Materials and Methods

Mice.

Wild-type C57BL/6, NOD/LtJ, and R26^EGFP NOD were purchased from the Jackson Laboratory. SJL/J and congenic H-2^g7 C57BL/6 were purchased from National Cancer Institute animal production program. The RIP^CreERT mice were obtained from the Melton laboratory at Harvard University (18). Sox9^CreERT mice were previously described (73) and provided by M. Sander’s laboratory at University of California San Diego. Glu^rtTATetO^CreR26^tdRFP mice were provided by P.S.’s laboratory at University of Calgary. Nes^CreERT NOD mice were backcrossed from Nes^CreERT B6 mice purchased from Jackson Laboratory. Lineage-tracing NOD mice were generated by crossing two strains of NOD mice at City of Hope Animal Research Facilities (COH ARC). Breeding strategies are described in SI Appendix.
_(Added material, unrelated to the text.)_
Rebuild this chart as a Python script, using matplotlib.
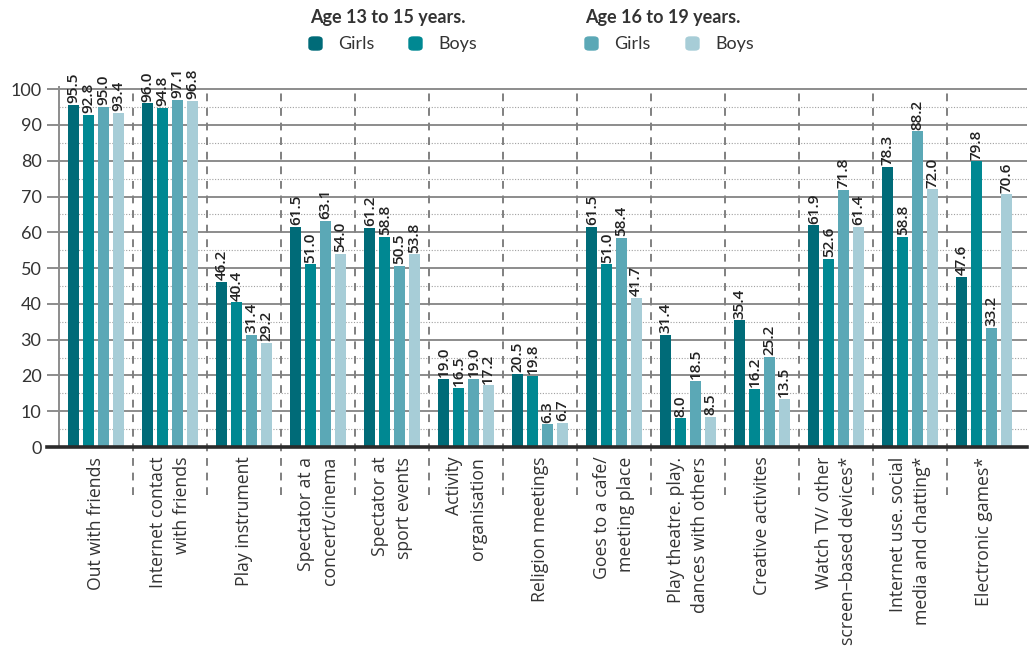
import numpy as np
import matplotlib.pyplot as plt
from matplotlib.patches import FancyBboxPatch

plt.rcParams['font.family'] = ['Lato', 'DejaVu Sans']

# Data
categories = ["Out with friends", "Internet contact\nwith friends", "Play instrument",
              "Spectator at a\nconcert/cinema", "Spectator at\nsport events",
              "Activity\norganisation", "Religion meetings", "Goes to a cafe/\nmeeting place",
              "Play theatre. play.\ndances with others", "Creative activites",
              "Watch TV/ other\nscreen\u2013based devices*", "Internet use. social\nmedia and chatting*",
              "Electronic games*"]
girls_13_15 = [95.5, 96.0, 46.2, 61.5, 61.2, 19.0, 20.5, 61.5, 31.4, 35.4, 61.9, 78.3, 47.6]
boys_13_15 = [92.8, 94.8, 40.4, 51.0, 58.8, 16.5, 19.8, 51.0, 8.0, 16.2, 52.6, 58.8, 79.8]
girls_16_19 = [95.0, 97.1, 31.4, 63.1, 50.5, 19.0, 6.3, 58.4, 18.5, 25.2, 71.8, 88.2, 33.2]
boys_16_19 = [93.4, 96.8, 29.2, 54.0, 53.8, 17.2, 6.7, 41.7, 8.5, 13.5, 61.4, 72.0, 70.6]

series = [girls_13_15, boys_13_15, girls_16_19, boys_16_19]
colors = ['#006b78', '#008892', '#5ba8b6', '#a7cdd7']
txt = '#333333'
body_font = ['Open Sans', 'DejaVu Sans']

fig = plt.figure(figsize=(10.3, 6.59), dpi=100)
ax = fig.add_axes([59 / 1030, 1 - 447 / 659, 968 / 1030, 360 / 659])

x = np.arange(len(categories))
stride = 0.2
width = 0.15
for i, (vals, c) in enumerate(zip(series, colors)):
    xs = x + (i - 1.5) * stride
    ax.bar(xs, vals, width=width, color=c, zorder=3)
    for xi, v in zip(xs, vals):
        ax.text(xi, v + 0.5, f"{v:.1f}", rotation=90, ha='center', va='bottom',
                fontsize=11, color='#222222', zorder=4, family=body_font,
                fontweight='semibold')

ax.set_xlim(-0.5, 12.58)
ax.set_ylim(0, 100.6)

# grid
for y in range(5, 100, 10):
    ax.axhline(y, color='#a0a0a0', lw=0.8, ls=(0, (1, 1.5)), zorder=1)
ax.set_yticks(range(0, 101, 10))
ax.yaxis.grid(True, color='#8c8c8c', lw=1.4, zorder=1)
ax.tick_params(axis='y', length=8.6, width=1.4, color='#8c8c8c', labelsize=13,
               labelcolor=txt, pad=4)

# group separators
for b in np.arange(0.5, 12.5, 1):
    ax.plot([b, b], [-13.4, 100.6], color='#808080', lw=1.4, ls=(0, (4, 3.5)),
            clip_on=False, zorder=2)

for s in ['top', 'right', 'bottom']:
    ax.spines[s].set_visible(False)
ax.spines['left'].set_color('#8c8c8c')
ax.spines['left'].set_linewidth(1.4)
ax.plot([-12 / 968, 1], [0, 0], transform=ax.transAxes, color='#2b2b2b', lw=2.6,
        clip_on=False, zorder=5)

ax.set_xticks(x)
ax.set_xticklabels(categories, rotation=90, va='top', ha='center',
                   multialignment='right', fontsize=12.7, color=txt, linespacing=1.45,
                   family=body_font)
ax.tick_params(axis='x', length=0, pad=7)

# legend drawn by hand
def swatch(xp, yp, color):
    fig.patches.append(FancyBboxPatch((xp / 1030, 1 - (yp + 13) / 659), 13 / 1030, 13 / 659,
                                      boxstyle="round,pad=0,rounding_size=0.004",
                                      transform=fig.transFigure, color=color))

fig.text(310 / 1030, 1 - 17 / 659, "Age 13 to 15 years.", fontsize=13, fontweight='bold',
         color=txt, va='center')
fig.text(585 / 1030, 1 - 17 / 659, "Age 16 to 19 years.", fontsize=13, fontweight='bold',
         color=txt, va='center')
for xp, lab, c in [(309, "Girls", colors[0]), (409, "Boys", colors[1]),
                   (585, "Girls", colors[2]), (686, "Boys", colors[3])]:
    swatch(xp, 37, c)
    fig.text((xp + 29) / 1030, 1 - 44 / 659, lab, fontsize=13, color=txt, va='center')

fig.savefig('out.png', dpi=100)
All experimental mice were housed in the specific pathogen-free rooms in the ARC. The animal use procedures were approved by the COH Institutional Animal Care and Use Committee.

Methods.

Induction of Haplo-MC and administration of GE, induction of EGFP and RFP for lineage tracing, immunohistochemistry and immunofluorescence staining, morphometric analysis and cell counting, IPGTT, pancreas isolation and flow cytometry, and statistical analysis were described in our previous publications (16, 30, 74) and in SI Appendix, Materials and Methods.

Data Availability.

All study data are included in the article and SI Appendix.